David Alston: “Music”, the late great drummer Art Blakey often used to tell his audiences, “is supposed to wash away the dust of everyday life from your feet.”With an excess of dust in the air of our beloved country right now, impresario Tony Yoko’s ‘Winter Jazz & Blues Weekend’ at The Theatre on the Square (TOTS) in July proved to be the perfect antidote.
The Boulevard Jazz Ensemble from Pretoria, featuring Nelmarie Naude, vocals and arrangements, Justin Holcroft on saxophones, Nel’s husband Christiaan Rabie on guitar, Marcel Dednam on piano, Werner Spies on bass and Peter Auret on drums, kicked off proceedings on the Friday night with a well-chosen mix of jazz and Latin-American standards with a little bit of bop thrown in for good measure.

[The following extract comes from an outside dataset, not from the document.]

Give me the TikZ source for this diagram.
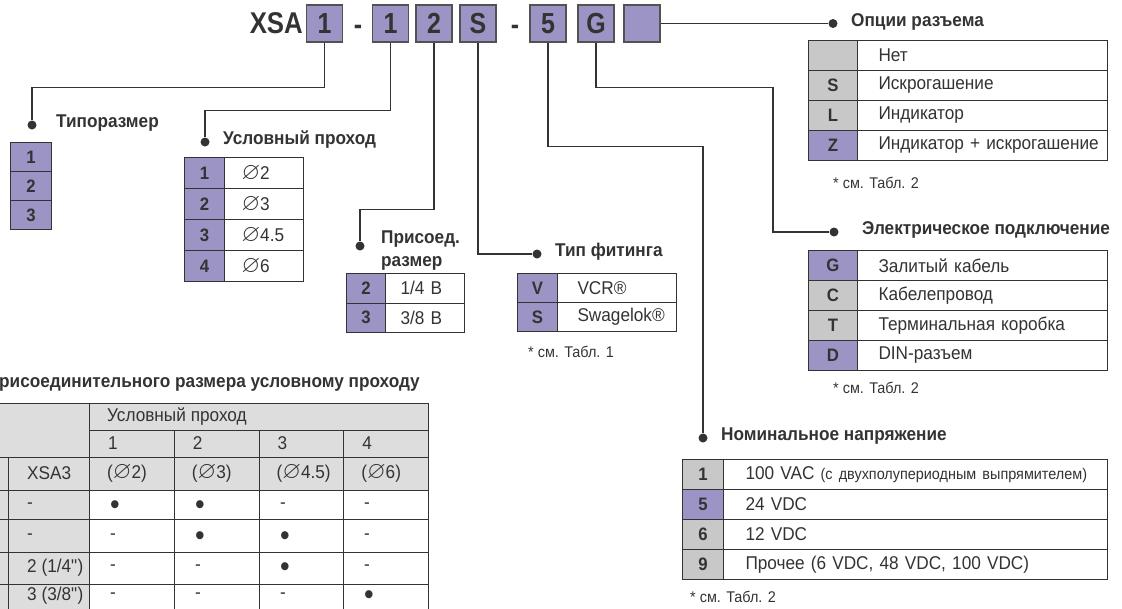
\documentclass[tikz,border=0pt]{standalone}
\usepackage{amssymb}
\usepackage{fontspec}
\setmainfont{Liberation Sans}[FakeStretch=0.93]
\newfontfamily\codefont{Liberation Sans}[FakeStretch=0.86]
\definecolor{lav}{RGB}{155,148,196}
\definecolor{keygray}{RGB}{200,200,200}
\definecolor{hdgray}{RGB}{221,221,221}
\definecolor{ink}{RGB}{51,51,51}
\newcommand{\dia}{\scalebox{1.3}{$\varnothing$}}
\newcommand{\yes}{\raisebox{-8pt}[0pt][0pt]{\scalebox{1.6}{\textbullet}}}

\begin{document}
\begin{tikzpicture}[x=1pt, y=-1pt,
  wire/.style={draw=ink, line width=1.1pt},
  grid/.style={draw=ink, line width=1pt},
  dot/.style={circle, fill=ink, inner sep=0pt, minimum size=9pt},
  code/.style={draw=ink!85, line width=1.1pt, fill=lav, text=ink, minimum width=36pt,
    minimum height=37pt, inner sep=0pt, font=\codefont\bfseries\fontsize{29}{29}\selectfont},
  minus/.style={anchor=base, inner sep=0pt, text=ink, font=\codefont\bfseries\fontsize{29}{29}\selectfont},
  head/.style={anchor=west, inner sep=0pt, text=ink, font=\bfseries\fontsize{18.5}{23}\selectfont},
  note/.style={anchor=west, inner sep=0pt, text=ink, font=\fontsize{15.5}{15.5}\selectfont},
  key/.style={draw=ink, line width=1pt, anchor=north west, inner sep=0pt, text=ink,
    font=\bfseries\fontsize{18}{18}\selectfont},
  val/.style={draw=ink, line width=1pt, anchor=north west, inner sep=0pt, text=ink,
    fill=white, align=left, font=\fontsize{18.5}{18.5}\selectfont},
  cell/.style={anchor=west, inner sep=0pt, text=ink, font=\fontsize{18.5}{18.5}\selectfont}]
  \clip (0,0) rectangle (1122,608);

  % order code
  \node[anchor=east, inner sep=0pt, text=ink, font=\codefont\bfseries\fontsize{30}{30}\selectfont] (xsa) at (303,23.5) {XSA};
  \node[code] (x1) at (324.5,23.5) {1};
  \node[minus] (m1) at (358,34) {-};
  \node[code] (x2) at (390.5,23.5) {1};
  \node[code] (x3) at (434,23.5) {2};
  \node[code] (x4) at (478,23.5) {S};
  \node[minus] (m2) at (515,34) {-};
  \node[code] (x5) at (548,23.5) {5};
  \node[code] (x6) at (596,23.5) {G};
  \node[code] (x7) at (642,23.5) {};

  % dots and headings
  \node[dot] (d-tipo) at (32,125) {};
  \node[head] (h-tipo) at (56,123) {Типоразмер};
  \node[dot] (d-usl) at (205,142) {};
  \node[head] (h-usl) at (223,140) {Условный проход};
  \node[dot] (d-pris) at (360,246) {};
  \node[head, align=left] (h-pris) at (381,251) {Присоед.\\размер};
  \node[dot] (d-fit) at (537,254) {};
  \node[head] (h-fit) at (555,252) {Тип фитинга};
  \node[dot] (d-nom) at (703,438) {};
  \node[head] (h-nom) at (721,436) {Номинальное напряжение};
  \node[dot] (d-el) at (834,232) {};
  \node[head] (h-el) at (862,230) {Электрическое подключение};
  \node[dot] (d-opt) at (833,23.5) {};
  \node[head] (h-opt) at (851,21.5) {Опции разъема};

  \coordinate (el-bend) at (773,232);
  \draw[wire] (x1.south) -- ++(0,44.5) -| (d-tipo);
  \draw[wire] (x2.south) -- ++(0,67.5) -| (d-usl);
  \draw[wire] (x3.south) -- ++(0,166.5) -| (d-pris);
  \draw[wire] (x4.south) |- (d-fit);
  \draw[wire] (x5.south) -- ++(0,104) -| (d-nom);
  \draw[wire] (x6.south) -- ++(0,45) -| (el-bend) -- (d-el);
  \draw[wire] (x7.east) -- (d-opt);

  % tables
  \foreach \k [count=\i from 0] in {1,2,3}
    \node[key, fill=lav, minimum width=41pt, minimum height=29pt] (t-k\i) at (10,{142+29*\i}) {\k};
  \foreach \k/\v [count=\i from 0] in {1/\dia2, 2/\dia3, 3/\dia4.5, 4/\dia6} {
    \node[key, fill=lav, minimum width=40pt, minimum height=31pt] (u-k\i) at (184,{157+31*\i}) {\k};
    \node[val, text width=79pt, minimum height=31pt] (u-v\i) at (224,{157+31*\i}) {\hspace*{17pt}\v};
  }
  \foreach \k/\v [count=\i from 0] in {2/{1/4 B}, 3/{3/8 B}} {
    \node[key, fill=lav, minimum width=39pt, minimum height=29.5pt] (p-k\i) at (346,{273+29.5*\i}) {\k};
    \node[val, text width=79pt, minimum height=29.5pt] (p-v\i) at (385,{273+29.5*\i}) {\hspace*{15pt}\v};
  }
  \foreach \k/\v [count=\i from 0] in {V/VCR®, S/Swagelok®} {
    \node[key, fill=lav, minimum width=40pt, minimum height=29pt] (f-k\i) at (517,{273+29*\i}) {\k};
    \node[val, text width=119pt, minimum height=29pt] (f-v\i) at (557,{273+29*\i}) {\hspace*{20pt}\v};
  }
  \node[note] (n-fit) at (528,352) {* см. Табл. 1};

  \foreach \k/\v/\c [count=\i from 0] in {/Нет/keygray, S/Искрогашение/keygray,
      L/Индикатор/keygray, Z/Индикатор + искрогашение/lav} {
    \node[key, fill=\c, minimum width=49pt, minimum height=30pt] (o-k\i) at (808,{40+30*\i}) {\k};
    \node[val, text width=250pt, minimum height=30pt] (o-v\i) at (857,{40+30*\i}) {\hspace*{21pt}\v};
  }
  \node[note] (n-opt) at (833,183) {* см. Табл. 2};

  \foreach \k/\v/\c [count=\i from 0] in {G/Залитый кабель/lav, C/Кабелепровод/keygray,
      T/Терминальная коробка/keygray, D/DIN-разъем/lav} {
    \node[key, fill=\c, minimum width=49pt, minimum height=30pt] (e-k\i) at (808,{250+30*\i}) {\k};
    \node[val, text width=250pt, minimum height=30pt] (e-v\i) at (857,{250+30*\i}) {\hspace*{21pt}\v};
  }
  \node[note] (n-el) at (833,388) {* см. Табл. 2};

  \foreach \k/\v/\c [count=\i from 0] in {1/{100 VAC {\fontsize{15.5}{15.5}\selectfont(с двухполупериодным выпрямителем)}}/keygray,
      5/24 VDC/lav, 6/12 VDC/keygray, 9/{Прочее (6 VDC, 48 VDC, 100 VDC)}/keygray} {
    \node[key, fill=\c, minimum width=41pt, minimum height=30pt] (v-k\i) at (682,{459+30*\i}) {\k};
    \node[val, text width=384pt, minimum height=30pt] (v-v\i) at (723,{459+30*\i}) {\hspace*{22pt}\v};
  }
  \node[note] (n-nom) at (690,597) {* см. Табл. 2};

  % matching table
  \node[head] (m-title) at (-1,384) {рисоединительного размера условному проходу};
  \fill[hdgray] (0,403) rectangle (428,490);
  \fill[hdgray] (0,490) rectangle (89,620);
  \draw[grid] (0,403) -- (428,403);
  \draw[grid] (89,430) -- (428,430);
  \foreach \y in {457,490,519,552,584}
    \draw[grid] (0,\y) -- (428,\y);
  \draw[grid] (89,403) -- (89,620);
  \draw[grid] (428,403) -- (428,620);
  \draw[grid] (8,457) -- (8,620);
  \foreach \x in {174,259,343}
    \draw[grid] (\x,430) -- (\x,620);
  \node[cell] (m-head) at (107,416.5) {Условный проход};
  \foreach \n/\d [count=\i from 0] in {1/2, 2/3, 3/4.5, 4/6} {
    \node[cell] (m-n\i) at ({89+84.7*\i+19},443.5) {\n};
    \node[cell] (m-d\i) at ({89+84.7*\i+18},473.5) {(\dia\d)};
  }
  \node[cell] (m-xsa) at (27,473.5) {XSA3};
  \foreach \a/\b/\c/\d/\e [count=\i from 0] in {-/\yes/\yes/-/-, -/-/\yes/\yes/-,
      {2 (1/4\textquotedbl)}/-/-/\yes/-, {3 (3/8\textquotedbl)}/-/-/-/\yes} {
    \pgfmathsetmacro{\yy}{{506,537,568,596}[\i]}
    \node[cell] (m-a\i) at (27,\yy) {\a};
    \node[cell] (m-b\i) at (110,\yy) {\b};
    \node[cell] (m-c\i) at (195,\yy) {\c};
    \node[cell] (m-d\i) at (280,\yy) {\d};
    \node[cell] (m-e\i) at (364,\yy) {\e};
  }
\end{tikzpicture}
\end{document}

Nel’s first outing to TOTS was two years ago, and her voice and stage presence have all matured since then as well as her considerable talents as an arranger. Justin’s playing, whether on alto, tenor or soprano sax, enhances any group, and his ability to sound comfortable in all genres bears testament to his versatility. Marcel comped inventively and soloed imaginatively, Christiaan kept the rhythm section swinging, Werner (on loan from The Charl Du Plessis Trio) proved to be a tower of strength on bass with a strong beat and fleet-fingered solos and Peter, a true musician’s drummer, was always emphatic with the front line, while keeping things cooking in the kitchen department.
So what of the music? Nel opened with Fats Waller and Andy Razaf’s evergreen ‘Honeysuckle Rose’ — with a bow to Anita O’Day’s voice and bass introduction from one of several great albums she cut for the Verve label in the mid-fifties – followed by a heartfelt ‘The Boy Next Door’, made famous by Judy Garland in the 1944 film ‘Meet me in St Louis’. A swinging blues was up next with some groovy singing and scatting by Nel and suitably raunchy solos by the rest of the Group, after which Nel tackled Charlie Parker’s ‘Yardbird Suite’ with lyrics that seem to vary but are all in praise of his legendary status. I particularly liked her wordless voicing with Justin’s alto which was reminiscent of some of Cleo Laine and Johnny Dankworth’s incomparable outings, and also of a more recent recording by Kansas City vocalist Karrin Allyson.
Highlights of the second half were Hoagy Carmichael’s beautiful ‘Syklark’ with Johnny Mercer’s lyric given a thoughtful reading by Nel, and an upbeat version of Paul Simon’s ‘Fifty Ways to leave your lover’, one of his great songs released in 1975. Following a few lesser-known (to me) Brazilian songs, Nel concluded with what has now become an iconic jazz standard: ‘Twisted’ which brought Annie Ross (of vocal group Lamberts, Hendricks and Ross fame) into the limelight after she put lyrics to composer and saxophonist Wardell Grey’s melody and solo in the nineteen fifties – taken at a fast pace with great solos by all. Jay Hawkin’s ‘I’ll put a spell on you’ was an unusual choice for an encore but proved that Nel is also at home in a more contemporary groove.
In complete contrast, but equally enjoyable, Saturday night produced The Redhand Blues Band, who’ve been on the scene for quite a while with their mix of blues, jazz and good old-fashioned rock and roll. But from the moment lead bassist and vocalist Martin Meerholz launched into their first song, it was clear that blues is their first love, and their obvious knowledge of, and enthusiasm for, this genre captivated the audience, some of whom had probably never heard of Big Joe Williams, Robert Johnson, Albert King and the other great blues singers of yesteryear.